* [PROBLEM STATEMENT]:
An exact copy of all the data is required, with pictures left out.

* [PROVIDED MATERIAL]:
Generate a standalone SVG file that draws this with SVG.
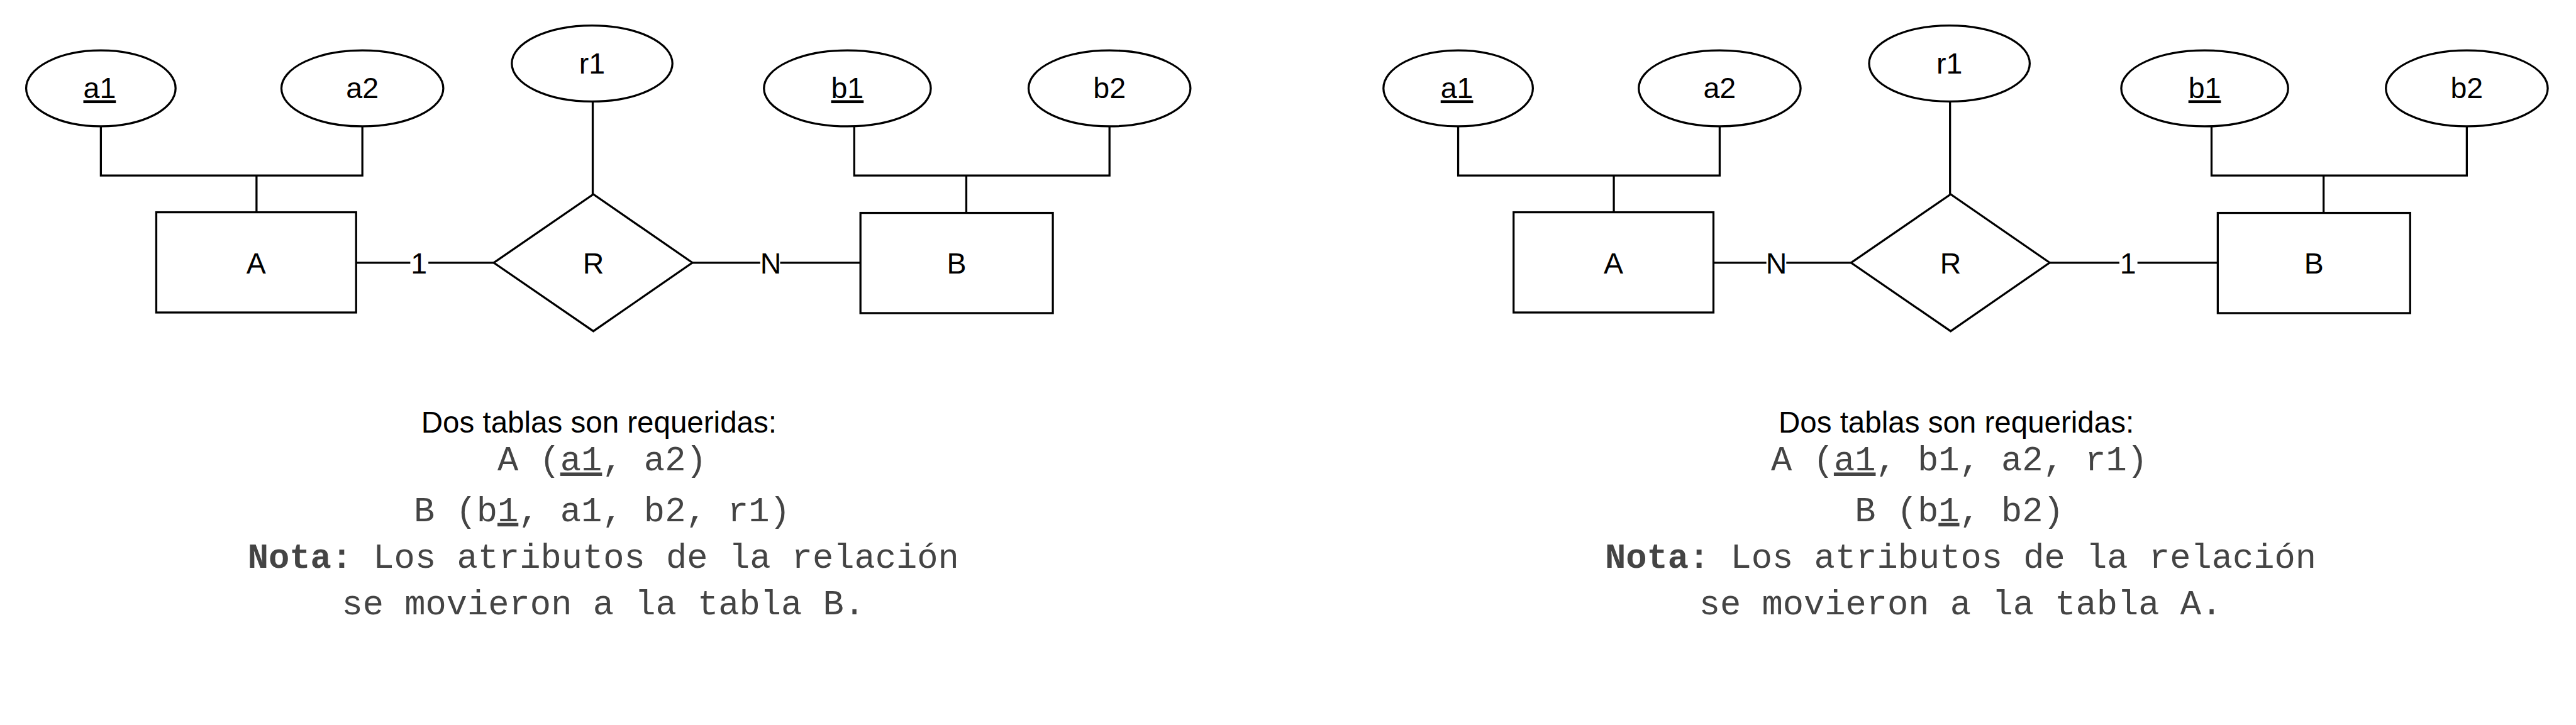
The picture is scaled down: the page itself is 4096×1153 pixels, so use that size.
<svg xmlns="http://www.w3.org/2000/svg" width="4096" height="1153" viewBox="0 0 4096 1153">
<style>
.shape{fill:#fff;stroke:#000;stroke-width:3.3}
.conn{fill:none;stroke:#000;stroke-width:3.3}
.lbl{font-family:"Liberation Sans",Arial,sans-serif;font-size:47px;fill:#000;text-anchor:middle}
.hdr{font-family:"Liberation Sans",Arial,sans-serif;font-size:48px;fill:#000;text-anchor:middle}
.mono{font-family:"Liberation Mono","Courier New",monospace;font-size:56px;fill:#444;text-anchor:middle}
.u{text-decoration:underline}
.bg{fill:#fff;stroke:none}
</style>
<rect width="4096" height="1153" fill="#fff"/>
<g transform="scale(0.99)">
<!-- LEFT DIAGRAM -->
<g id="left-connectors">
<path class="conn" d="M162 203V282H582V203M412 282V341"/>
<path class="conn" d="M1372 203V282H1782V203M1552 282V342"/>
<path class="conn" d="M952 163V312"/>
<path class="conn" d="M572 422H793"/>
<path class="conn" d="M1112 422H1382"/>
<rect class="bg" x="659" y="400" width="29" height="44"/>
<text class="lbl" x="673" y="439">1</text>
<rect class="bg" x="1221" y="400" width="32" height="44"/>
<text class="lbl" x="1238" y="439">N</text>
</g>
<g id="left-a1"><ellipse class="shape" cx="162" cy="142" rx="120" ry="61"/><text class="lbl u" x="160" y="158">a1</text></g>
<g id="left-a2"><ellipse class="shape" cx="582" cy="142" rx="130" ry="61"/><text class="lbl" x="582" y="158">a2</text></g>
<g id="left-r1"><ellipse class="shape" cx="951" cy="102" rx="129" ry="61"/><text class="lbl" x="951" y="118">r1</text></g>
<g id="left-b1"><ellipse class="shape" cx="1361" cy="142" rx="134" ry="61"/><text class="lbl u" x="1361" y="158">b1</text></g>
<g id="left-b2"><ellipse class="shape" cx="1782" cy="142" rx="130" ry="61"/><text class="lbl" x="1782" y="158">b2</text></g>
<g id="left-A"><rect class="shape" x="251" y="341" width="321" height="161"/><text class="lbl" x="411.5" y="439">A</text></g>
<g id="left-R"><polygon class="shape" points="793,422 953,312 1112,422 953,532"/><text class="lbl" x="953" y="439">R</text></g>
<g id="left-B"><rect class="shape" x="1382" y="342" width="309" height="161"/><text class="lbl" x="1536.5" y="439">B</text></g>
<g id="left-notes">
<text class="hdr" x="962" y="695">Dos tablas son requeridas:</text>
<text class="mono" x="967" y="756" xml:space="preserve">A (<tspan class="u">a1</tspan>, a2)</text>
<text class="mono" x="967" y="837" xml:space="preserve">B (b<tspan class="u">1</tspan>, a1, b2, r1)</text>
<text class="mono" x="969" y="912" xml:space="preserve"><tspan font-weight="bold">Nota:</tspan> Los atributos de la relación</text>
<text class="mono" x="969" y="987">se movieron a la tabla B.</text>
</g>
<!-- RIGHT DIAGRAM -->
<g id="right-connectors">
<path class="conn" d="M2342 203V282H2762V203M2592 282V341"/>
<path class="conn" d="M3552 203V282H3962V203M3732 282V342"/>
<path class="conn" d="M3132 163V312"/>
<path class="conn" d="M2752 422H2973"/>
<path class="conn" d="M3292 422H3562"/>
<rect class="bg" x="2837" y="400" width="32" height="44"/>
<text class="lbl" x="2853" y="439">N</text>
<rect class="bg" x="3404" y="400" width="29" height="44"/>
<text class="lbl" x="3418" y="439">1</text>
</g>
<g id="right-a1"><ellipse class="shape" cx="2342" cy="142" rx="120" ry="61"/><text class="lbl u" x="2340" y="158">a1</text></g>
<g id="right-a2"><ellipse class="shape" cx="2762" cy="142" rx="130" ry="61"/><text class="lbl" x="2762" y="158">a2</text></g>
<g id="right-r1"><ellipse class="shape" cx="3131" cy="102" rx="129" ry="61"/><text class="lbl" x="3131" y="118">r1</text></g>
<g id="right-b1"><ellipse class="shape" cx="3541" cy="142" rx="134" ry="61"/><text class="lbl u" x="3541" y="158">b1</text></g>
<g id="right-b2"><ellipse class="shape" cx="3962" cy="142" rx="130" ry="61"/><text class="lbl" x="3962" y="158">b2</text></g>
<g id="right-A"><rect class="shape" x="2431" y="341" width="321" height="161"/><text class="lbl" x="2591.5" y="439">A</text></g>
<g id="right-R"><polygon class="shape" points="2973,422 3133,312 3292,422 3133,532"/><text class="lbl" x="3133" y="439">R</text></g>
<g id="right-B"><rect class="shape" x="3562" y="342" width="309" height="161"/><text class="lbl" x="3716.5" y="439">B</text></g>
<g id="right-notes">
<text class="hdr" x="3142" y="695">Dos tablas son requeridas:</text>
<text class="mono" x="3147" y="756" xml:space="preserve">A (<tspan class="u">a1</tspan>, b1, a2, r1)</text>
<text class="mono" x="3147" y="837" xml:space="preserve">B (b<tspan class="u">1</tspan>, b2)</text>
<text class="mono" x="3149" y="912" xml:space="preserve"><tspan font-weight="bold">Nota:</tspan> Los atributos de la relación</text>
<text class="mono" x="3149" y="987">se movieron a la tabla A.</text>
</g>
</g>
</svg>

* [SOLUTION TO THE EXERCISE]:
Generate a standalone SVG file that draws this with SVG.
The picture is scaled down: the page itself is 4096×1153 pixels, so use that size.
<svg xmlns="http://www.w3.org/2000/svg" width="4096" height="1153" viewBox="0 0 4096 1153">
<style>
.shape{fill:#fff;stroke:#000;stroke-width:3.3}
.conn{fill:none;stroke:#000;stroke-width:3.3}
.lbl{font-family:"Liberation Sans",Arial,sans-serif;font-size:47px;fill:#000;text-anchor:middle}
.hdr{font-family:"Liberation Sans",Arial,sans-serif;font-size:48px;fill:#000;text-anchor:middle}
.mono{font-family:"Liberation Mono","Courier New",monospace;font-size:56px;fill:#444;text-anchor:middle}
.u{text-decoration:underline}
.bg{fill:#fff;stroke:none}
</style>
<rect width="4096" height="1153" fill="#fff"/>
<g transform="scale(0.99)">
<!-- LEFT DIAGRAM -->
<g id="left-connectors">
<path class="conn" d="M162 203V282H582V203M412 282V341"/>
<path class="conn" d="M1372 203V282H1782V203M1552 282V342"/>
<path class="conn" d="M952 163V312"/>
<path class="conn" d="M572 422H793"/>
<path class="conn" d="M1112 422H1382"/>
<rect class="bg" x="659" y="400" width="29" height="44"/>
<text class="lbl" x="673" y="439">1</text>
<rect class="bg" x="1221" y="400" width="32" height="44"/>
<text class="lbl" x="1238" y="439">N</text>
</g>
<g id="left-a1"><ellipse class="shape" cx="162" cy="142" rx="120" ry="61"/><text class="lbl u" x="160" y="158">a1</text></g>
<g id="left-a2"><ellipse class="shape" cx="582" cy="142" rx="130" ry="61"/><text class="lbl" x="582" y="158">a2</text></g>
<g id="left-r1"><ellipse class="shape" cx="951" cy="102" rx="129" ry="61"/><text class="lbl" x="951" y="118">r1</text></g>
<g id="left-b1"><ellipse class="shape" cx="1361" cy="142" rx="134" ry="61"/><text class="lbl u" x="1361" y="158">b1</text></g>
<g id="left-b2"><ellipse class="shape" cx="1782" cy="142" rx="130" ry="61"/><text class="lbl" x="1782" y="158">b2</text></g>
<g id="left-A"><rect class="shape" x="251" y="341" width="321" height="161"/><text class="lbl" x="411.5" y="439">A</text></g>
<g id="left-R"><polygon class="shape" points="793,422 953,312 1112,422 953,532"/><text class="lbl" x="953" y="439">R</text></g>
<g id="left-B"><rect class="shape" x="1382" y="342" width="309" height="161"/><text class="lbl" x="1536.5" y="439">B</text></g>
<g id="left-notes">
<text class="hdr" x="962" y="695">Dos tablas son requeridas:</text>
<text class="mono" x="967" y="756" xml:space="preserve">A (<tspan class="u">a1</tspan>, a2)</text>
<text class="mono" x="967" y="837" xml:space="preserve">B (b<tspan class="u">1</tspan>, a1, b2, r1)</text>
<text class="mono" x="969" y="912" xml:space="preserve"><tspan font-weight="bold">Nota:</tspan> Los atributos de la relación</text>
<text class="mono" x="969" y="987">se movieron a la tabla B.</text>
</g>
<!-- RIGHT DIAGRAM -->
<g id="right-connectors">
<path class="conn" d="M2342 203V282H2762V203M2592 282V341"/>
<path class="conn" d="M3552 203V282H3962V203M3732 282V342"/>
<path class="conn" d="M3132 163V312"/>
<path class="conn" d="M2752 422H2973"/>
<path class="conn" d="M3292 422H3562"/>
<rect class="bg" x="2837" y="400" width="32" height="44"/>
<text class="lbl" x="2853" y="439">N</text>
<rect class="bg" x="3404" y="400" width="29" height="44"/>
<text class="lbl" x="3418" y="439">1</text>
</g>
<g id="right-a1"><ellipse class="shape" cx="2342" cy="142" rx="120" ry="61"/><text class="lbl u" x="2340" y="158">a1</text></g>
<g id="right-a2"><ellipse class="shape" cx="2762" cy="142" rx="130" ry="61"/><text class="lbl" x="2762" y="158">a2</text></g>
<g id="right-r1"><ellipse class="shape" cx="3131" cy="102" rx="129" ry="61"/><text class="lbl" x="3131" y="118">r1</text></g>
<g id="right-b1"><ellipse class="shape" cx="3541" cy="142" rx="134" ry="61"/><text class="lbl u" x="3541" y="158">b1</text></g>
<g id="right-b2"><ellipse class="shape" cx="3962" cy="142" rx="130" ry="61"/><text class="lbl" x="3962" y="158">b2</text></g>
<g id="right-A"><rect class="shape" x="2431" y="341" width="321" height="161"/><text class="lbl" x="2591.5" y="439">A</text></g>
<g id="right-R"><polygon class="shape" points="2973,422 3133,312 3292,422 3133,532"/><text class="lbl" x="3133" y="439">R</text></g>
<g id="right-B"><rect class="shape" x="3562" y="342" width="309" height="161"/><text class="lbl" x="3716.5" y="439">B</text></g>
<g id="right-notes">
<text class="hdr" x="3142" y="695">Dos tablas son requeridas:</text>
<text class="mono" x="3147" y="756" xml:space="preserve">A (<tspan class="u">a1</tspan>, b1, a2, r1)</text>
<text class="mono" x="3147" y="837" xml:space="preserve">B (b<tspan class="u">1</tspan>, b2)</text>
<text class="mono" x="3149" y="912" xml:space="preserve"><tspan font-weight="bold">Nota:</tspan> Los atributos de la relación</text>
<text class="mono" x="3149" y="987">se movieron a la tabla A.</text>
</g>
</g>
</svg>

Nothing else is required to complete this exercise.